NixOS / hydra

Hydra, the Nix-based continuous build system
http://nixos.org/hydra
GNU General Public License v3.0
1.17k stars 300 forks source link

hydra-evaluator won't add a build to the queue if a derivation with the same output already exists #190

Open domenkozar opened 9 years ago

domenkozar commented 9 years ago

Restarting a build with changes like https://github.com/NixOS/nixpkgs/commit/6e726e1348a4ab130b7c531b784b62b6dfa3dbb6 is a noop.

domenkozar commented 9 years ago

Maybe restarting the build should also delete previous result?

lucabrunox commented 9 years ago

I don't think this is an issue, it's expected behavior and how should work. Can we close?

domenkozar commented 9 years ago

It's not an issue because it follows the design, but it's an usability problem.

rbvermaa commented 9 years ago

I think 2 issues are being confused here. A works-like-designed evaluation issue, which has nothing to do with not being able to restart a build that already is built.

rbvermaa commented 9 years ago

Please create a new issue for the latter.

edolstra commented 9 years ago

Well, "works as designed" can still be an issue if the design is wrong :-)

In this case, the design did not take fixed-output derivations into account.

rbvermaa commented 9 years ago

Feel free to reopen it if you think this should be fixed.

rbvermaa commented 9 years ago

Btw, I still don't see why evaluator would create a new build if the result is already there. The restart issue is genuine, that's why a new issue should be created for that.

edolstra commented 9 years ago

It's not about restarting: you need a new derivation to be instantiated if for instance the URL in a fetchurl call changed.

rbvermaa commented 9 years ago

Ah, then we can just add an extra check on drvpath right, in stead of just checking the out path?

edolstra commented 9 years ago

That's the easy fix, but the reason why we don't do that is to prevent the creation of tens of thousands of new builds every time somebody changes the fetchurl mirrors list (for example).

domenkozar commented 9 years ago

Fixed by ixpkgs/commit/13dcb3523309c318e8dce59fae168ea39f98065c?

edolstra commented 9 years ago

No, that's about the difficulty in restarting builds that failed with output. This issue is about builds whose derivation changed but not the output path.

vcunat commented 9 years ago

This really confused me a while ago – seems like a wrong fix to this issue was used.

Hydra.nixos.org re-queued ~30k builds in nixpkgs/trunk even though it has successfully built the same results already a few days ago in nixpkgs/staging. They have equal output store paths, though the derivations differ due to a change in mirror list https://github.com/NixOS/nixpkgs/commit/b80a497b85 (I pushed that one, incidentally). Example pair:

After that it deals with the duplicate builds relatively quickly, on the order of a hundred per minute, but I don't think it should queue them at all.
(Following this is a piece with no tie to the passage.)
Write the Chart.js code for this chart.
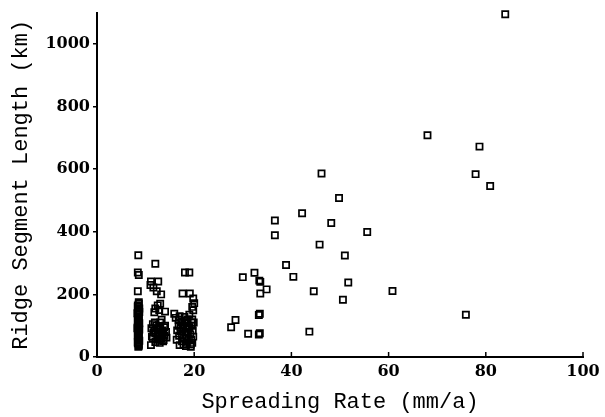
<!DOCTYPE html>
<html>
<head>
<meta charset="utf-8">
<script src="https://cdn.jsdelivr.net/npm/chart.js@4.4.1/dist/chart.umd.min.js"></script>
<style>
  html, body { margin: 0; padding: 0; background: #fff; }
  #wrap { width: 605px; height: 417px; }
</style>
</head>
<body>
<div id="wrap"><canvas id="ridgeChart"></canvas></div>
<script>
// spreading rate (mm/a) and ridge segment length (km)
const spreadRate = [
  84.0, 68.0, 78.7, 77.9, 80.9, 60.8, 75.9,
  46.2, 49.8, 42.2, 36.6, 48.2, 55.6, 36.6, 45.8, 51.0, 38.9, 30.0, 32.4, 40.4,
  33.6, 33.4, 51.7, 34.9, 33.6, 44.6, 50.6, 28.5, 27.6, 33.3, 33.5, 31.1, 33.3, 33.5, 43.7,
  // ~9 mm/a column
  8.5, 8.4, 8.6, 8.4, 8.6, 8.4, 8.7, 8.5, 8.3, 8.6, 8.5, 8.4, 8.7, 8.5, 8.3, 8.6, 8.5, 8.4, 8.6, 8.5, 8.4, 8.6, 8.5,
  8.6, 8.4, 8.7, 8.5, 8.4, 8.6, 8.5, 8.7, 8.4, 8.6, 8.5, 8.4, 8.6, 8.5, 8.7, 8.4, 8.6,
  // ~12 mm/a group
  12.0, 11.1, 12.6, 11.0, 11.6, 12.3, 13.2, 13.0, 12.5, 12.0, 12.8, 14.0, 11.8, 13.3,
  11.5, 12.2, 13.0, 13.8, 11.2, 12.5, 13.5, 14.2, 11.6, 12.8, 13.9, 11.3, 12.4, 13.2, 14.3, 12.0, 13.6, 11.1, 13.7,
  12.0, 13.0, 12.5, 11.8, 13.4, 12.9, 14.0, 11.5, 12.2, 13.6, 12.7, 11.9,
  // ~18 mm/a group
  18.1, 19.0, 17.6, 19.1, 20.0, 19.6, 19.8, 15.9, 16.2, 16.8, 19.8,
  17.0, 18.0, 19.0, 19.6, 17.4, 18.5, 19.5, 16.8, 17.8, 18.8, 19.7, 17.2, 18.2, 19.2,
  16.9, 17.9, 18.9, 19.8, 17.5, 18.5, 19.3, 17.0, 19.3, 16.4, 18.2, 19.5,
  18.0, 17.5, 18.7, 19.4, 17.8, 18.4, 19.0, 17.2, 18.6, 19.9, 16.5, 17.6, 18.3, 19.6
];
const segLength = [
  1095, 708, 672, 584, 546, 211, 135,
  586, 508, 459, 436, 428, 399, 389, 359, 324, 294, 255, 269, 256,
  240, 244, 238, 216, 203, 210, 183, 118, 95, 134, 138, 74, 72, 76, 81,
  325, 270, 262, 210, 175, 165, 155, 148, 140, 130, 122, 115, 108, 100, 92, 85, 78, 70, 62, 55, 48, 40, 33,
  36, 44, 52, 58, 66, 74, 82, 88, 96, 104, 112, 118, 126, 135, 144, 160, 170,
  298, 241, 241, 230, 222, 210, 200, 170, 165, 155, 150, 145, 143, 119,
  105, 100, 110, 95, 92, 88, 85, 80, 78, 72, 68, 65, 60, 58, 62, 48, 50, 38, 54,
  75, 95, 55, 85, 70, 45, 100, 60, 92, 78, 65, 110,
  270, 270, 203, 203, 172, 160, 149, 138, 125, 118, 187,
  130, 128, 135, 120, 112, 108, 100, 100, 95, 90, 85, 82, 78, 72,
  68, 62, 58, 65, 50, 45, 40, 38, 33, 55, 115, 110,
  110, 70, 80, 55, 40, 60, 95, 95, 120, 110, 85, 105, 35, 45
];
const xTicks = [0, 20, 40, 60, 80, 100];
const yTicks = [0, 200, 400, 600, 800, 1000];

const points = spreadRate.map((x, i) => ({ x: x, y: segLength[i] }));

// short tick marks on the bottom axis pointing up into the plot
const innerTicks = {
  id: 'innerTicks',
  afterDraw(chart) {
    const sx = chart.scales.x, ctx = chart.ctx;
    ctx.save();
    ctx.strokeStyle = '#000';
    ctx.lineWidth = 1.5;
    xTicks.forEach(v => {
      if (v === 0) return;
      const px = sx.getPixelForValue(v);
      ctx.beginPath();
      ctx.moveTo(px, sx.top);
      ctx.lineTo(px, sx.top - 5);
      ctx.stroke();
    });
    ctx.restore();
  }
};

new Chart(document.getElementById('ridgeChart'), {
  type: 'scatter',
  data: {
    datasets: [{
      data: points,
      clip: false,
      pointStyle: 'rect',
      pointRadius: 4.4,
      pointBorderWidth: 1.7,
      borderColor: '#000',
      backgroundColor: 'rgba(0,0,0,0)'
    }]
  },
  options: {
    responsive: true,
    maintainAspectRatio: false,
    animation: false,
    layout: { padding: { left: 0, top: 8, right: 22, bottom: 0 } },
    plugins: {
      legend: { display: false },
      tooltip: { enabled: false }
    },
    scales: {
      x: {
        type: 'linear',
        min: 0,
        max: 100,
        afterBuildTicks: s => { s.ticks = xTicks.map(v => ({ value: v })); },
        afterFit: s => { s.height = 60; },
        grid: { display: false },
        border: { display: true, color: '#000', width: 2 },
        ticks: {
          color: '#000',
          padding: -3,
          maxRotation: 0,
          callback: v => String(v),
          font: { family: 'DejaVu Serif', weight: 'bold', size: 16 }
        },
        title: {
          display: true,
          text: 'Spreading Rate (mm/a)',
          color: '#000',
          padding: { top: 0, bottom: 2 },
          font: { family: 'Liberation Mono', size: 22 }
        }
      },
      y: {
        type: 'linear',
        min: 0,
        max: 1100,
        afterBuildTicks: s => { s.ticks = yTicks.map(v => ({ value: v })); },
        afterFit: s => { s.width = 97; },
        grid: { display: true, drawOnChartArea: false, tickLength: 4, color: '#000', lineWidth: 1.5 },
        border: { display: true, color: '#000', width: 2 },
        ticks: {
          color: '#000',
          padding: 3,
          callback: v => String(v),
          font: { family: 'DejaVu Serif', weight: 'bold', size: 16 }
        },
        title: {
          display: true,
          text: 'Ridge Segment Length (km)',
          color: '#000',
          padding: { top: 8, bottom: 0 },
          font: { family: 'Liberation Mono', size: 22 }
        }
      }
    }
  },
  plugins: [innerTicks]
});
</script>
</body>
</html>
vcunat commented 9 years ago

Now it even re-queues builds of the same derivations (equal *.drv paths) from a different jobset. Example corresponding to the above: http://hydra.nixos.org/build/23844548#tabs-details Note e.g. that the re-queuing in this case happened ~6 minutes after a build of the same derivation finished successfully.
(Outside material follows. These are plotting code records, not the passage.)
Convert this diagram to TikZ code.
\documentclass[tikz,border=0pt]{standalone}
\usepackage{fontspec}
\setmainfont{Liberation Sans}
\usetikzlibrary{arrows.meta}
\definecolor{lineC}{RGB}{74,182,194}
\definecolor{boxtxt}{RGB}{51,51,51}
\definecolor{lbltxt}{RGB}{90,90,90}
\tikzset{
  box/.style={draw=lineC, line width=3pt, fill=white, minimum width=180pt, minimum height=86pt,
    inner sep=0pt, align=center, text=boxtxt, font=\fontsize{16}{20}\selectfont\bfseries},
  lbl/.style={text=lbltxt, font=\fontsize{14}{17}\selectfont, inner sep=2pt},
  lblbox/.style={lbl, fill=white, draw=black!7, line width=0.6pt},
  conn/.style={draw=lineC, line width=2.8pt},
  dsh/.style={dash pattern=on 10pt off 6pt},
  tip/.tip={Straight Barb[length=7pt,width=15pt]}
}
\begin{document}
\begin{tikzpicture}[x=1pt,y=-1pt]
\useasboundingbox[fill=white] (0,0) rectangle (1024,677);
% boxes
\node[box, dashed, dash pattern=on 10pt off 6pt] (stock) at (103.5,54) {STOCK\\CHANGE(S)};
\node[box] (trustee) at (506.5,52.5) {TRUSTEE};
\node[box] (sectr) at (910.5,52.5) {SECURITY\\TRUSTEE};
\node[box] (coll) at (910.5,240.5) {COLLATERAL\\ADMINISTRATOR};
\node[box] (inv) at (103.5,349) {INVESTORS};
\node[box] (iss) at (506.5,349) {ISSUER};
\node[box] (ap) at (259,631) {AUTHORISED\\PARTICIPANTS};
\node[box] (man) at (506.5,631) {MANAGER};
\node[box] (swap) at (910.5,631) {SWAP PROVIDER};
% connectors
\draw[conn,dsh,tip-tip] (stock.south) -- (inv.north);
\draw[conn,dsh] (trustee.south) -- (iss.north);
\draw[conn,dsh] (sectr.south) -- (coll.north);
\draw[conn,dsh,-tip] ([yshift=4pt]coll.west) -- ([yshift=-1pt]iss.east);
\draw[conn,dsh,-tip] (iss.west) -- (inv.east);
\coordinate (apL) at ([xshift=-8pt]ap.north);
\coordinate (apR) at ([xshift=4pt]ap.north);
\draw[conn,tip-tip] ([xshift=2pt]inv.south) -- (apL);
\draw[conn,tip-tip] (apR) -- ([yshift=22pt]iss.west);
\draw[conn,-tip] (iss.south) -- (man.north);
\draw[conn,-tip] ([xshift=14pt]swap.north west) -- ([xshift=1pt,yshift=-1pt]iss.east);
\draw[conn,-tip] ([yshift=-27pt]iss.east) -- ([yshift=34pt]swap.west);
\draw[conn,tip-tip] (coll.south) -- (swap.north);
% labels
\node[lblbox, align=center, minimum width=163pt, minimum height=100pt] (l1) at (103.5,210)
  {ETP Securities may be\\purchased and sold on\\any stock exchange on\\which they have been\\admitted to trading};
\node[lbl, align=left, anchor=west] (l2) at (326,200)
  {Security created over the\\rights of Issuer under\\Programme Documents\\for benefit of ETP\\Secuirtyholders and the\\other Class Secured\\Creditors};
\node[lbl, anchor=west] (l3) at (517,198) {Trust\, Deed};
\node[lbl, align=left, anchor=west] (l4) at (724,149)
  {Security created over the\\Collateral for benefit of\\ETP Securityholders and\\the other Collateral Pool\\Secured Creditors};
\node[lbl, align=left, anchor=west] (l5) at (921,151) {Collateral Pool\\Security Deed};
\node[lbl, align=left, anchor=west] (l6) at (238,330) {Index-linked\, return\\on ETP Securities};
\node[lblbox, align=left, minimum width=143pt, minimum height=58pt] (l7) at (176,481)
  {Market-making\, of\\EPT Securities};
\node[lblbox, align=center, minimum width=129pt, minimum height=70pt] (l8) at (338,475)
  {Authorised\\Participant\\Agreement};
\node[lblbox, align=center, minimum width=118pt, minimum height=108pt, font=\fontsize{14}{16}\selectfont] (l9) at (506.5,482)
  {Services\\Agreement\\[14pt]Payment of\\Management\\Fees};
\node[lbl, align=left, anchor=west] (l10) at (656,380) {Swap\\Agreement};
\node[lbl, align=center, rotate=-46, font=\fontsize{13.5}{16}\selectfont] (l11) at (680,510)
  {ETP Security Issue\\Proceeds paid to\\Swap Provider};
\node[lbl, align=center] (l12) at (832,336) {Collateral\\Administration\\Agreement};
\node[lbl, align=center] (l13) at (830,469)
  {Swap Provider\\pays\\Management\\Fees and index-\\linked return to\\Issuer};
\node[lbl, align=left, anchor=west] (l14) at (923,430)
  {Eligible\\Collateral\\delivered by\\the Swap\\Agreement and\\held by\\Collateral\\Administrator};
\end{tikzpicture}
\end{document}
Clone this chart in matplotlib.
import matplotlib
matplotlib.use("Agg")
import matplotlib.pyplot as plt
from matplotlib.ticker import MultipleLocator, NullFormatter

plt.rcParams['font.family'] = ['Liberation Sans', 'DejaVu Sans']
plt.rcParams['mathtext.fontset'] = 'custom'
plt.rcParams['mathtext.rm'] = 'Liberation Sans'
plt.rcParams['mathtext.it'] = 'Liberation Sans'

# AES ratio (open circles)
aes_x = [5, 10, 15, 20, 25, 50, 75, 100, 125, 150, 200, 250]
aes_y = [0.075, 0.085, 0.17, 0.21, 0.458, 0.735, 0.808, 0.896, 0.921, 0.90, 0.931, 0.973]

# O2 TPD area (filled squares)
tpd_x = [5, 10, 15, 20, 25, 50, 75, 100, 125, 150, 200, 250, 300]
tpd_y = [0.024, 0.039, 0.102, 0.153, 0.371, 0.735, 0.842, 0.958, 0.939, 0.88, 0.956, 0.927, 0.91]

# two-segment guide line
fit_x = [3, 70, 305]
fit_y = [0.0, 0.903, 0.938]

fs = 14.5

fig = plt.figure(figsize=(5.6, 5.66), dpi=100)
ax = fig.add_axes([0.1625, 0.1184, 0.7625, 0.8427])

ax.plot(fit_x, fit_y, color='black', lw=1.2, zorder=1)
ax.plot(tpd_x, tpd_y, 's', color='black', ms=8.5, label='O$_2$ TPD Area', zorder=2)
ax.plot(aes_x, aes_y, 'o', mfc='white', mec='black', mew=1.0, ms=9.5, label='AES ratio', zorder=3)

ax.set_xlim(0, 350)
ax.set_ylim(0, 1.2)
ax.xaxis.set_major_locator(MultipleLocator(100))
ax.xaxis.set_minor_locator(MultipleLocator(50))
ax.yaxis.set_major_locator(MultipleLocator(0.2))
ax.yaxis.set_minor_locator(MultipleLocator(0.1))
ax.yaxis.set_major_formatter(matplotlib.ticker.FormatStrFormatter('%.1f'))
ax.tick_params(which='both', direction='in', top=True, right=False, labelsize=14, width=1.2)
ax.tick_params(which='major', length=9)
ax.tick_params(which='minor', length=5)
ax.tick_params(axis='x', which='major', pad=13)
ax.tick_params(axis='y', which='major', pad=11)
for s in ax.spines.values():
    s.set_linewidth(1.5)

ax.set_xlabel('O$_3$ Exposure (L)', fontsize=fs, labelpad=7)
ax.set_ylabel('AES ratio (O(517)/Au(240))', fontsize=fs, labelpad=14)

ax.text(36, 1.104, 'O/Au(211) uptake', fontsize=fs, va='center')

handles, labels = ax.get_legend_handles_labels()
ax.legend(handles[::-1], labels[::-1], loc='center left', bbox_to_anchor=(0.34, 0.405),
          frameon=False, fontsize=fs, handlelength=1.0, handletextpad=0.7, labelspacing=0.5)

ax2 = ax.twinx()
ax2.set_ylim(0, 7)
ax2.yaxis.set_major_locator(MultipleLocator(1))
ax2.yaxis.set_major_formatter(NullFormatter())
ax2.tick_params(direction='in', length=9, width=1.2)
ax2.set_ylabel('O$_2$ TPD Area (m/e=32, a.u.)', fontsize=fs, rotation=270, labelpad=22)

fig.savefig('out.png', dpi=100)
That seems rather wasteful in the long term, given by us having many duplicities among jobsets (nixpkgs, nixos, etc.).

edolstra commented 9 years ago

Why is it wasteful?

Previously the evaluator had a check for cached builds, but now the queue runner does that.

vcunat commented 9 years ago

Why is it wasteful?

I see, so evaluation is faster now. It was one mirror change and Hydra was clearing this duplicate ~30k builds for about an hour, doing nothing else, and then the some work again for the other jobset (not sure if another hour or faster, derivations being equal now) – that didn't seem efficient for such a powerful set of machines, but maybe the work is just more visible now.

So is the core of work in this case be done by nix-store --realize in the queue-runner, i.e. mainly sqlite queries on the validity of derivation outputs? I expect there's a difference that evaluation-time work did in no way block the real building work, assuming there was something else in the queue and evaluation was done on a separate machine. There might be overhead due to adding into queue also results into DB insertion (not just reading), at least I suppose so from the front-end presentation, but I know too little of hydra workings to be a good judge.

edolstra commented 9 years ago

The new queue runner is multithreaded. There is one thread that processes changes to the queue and another that starts build steps. The first thread is the one that checks whether builds have already been done and if so marks them as cached builds in the database. This does not block the dispatcher thread from starting build steps.

The one downside is that the cached builds in a derivation are no longer marked as finished in a single transaction, as was previously the case. OTOH, it means that the queue runner doesn't have to wait a long time for uncached builds to become visible/buildable.

vcunat commented 9 years ago

Hmm, yes, with this superficial information I know now, it doesn't look wasteful anymore.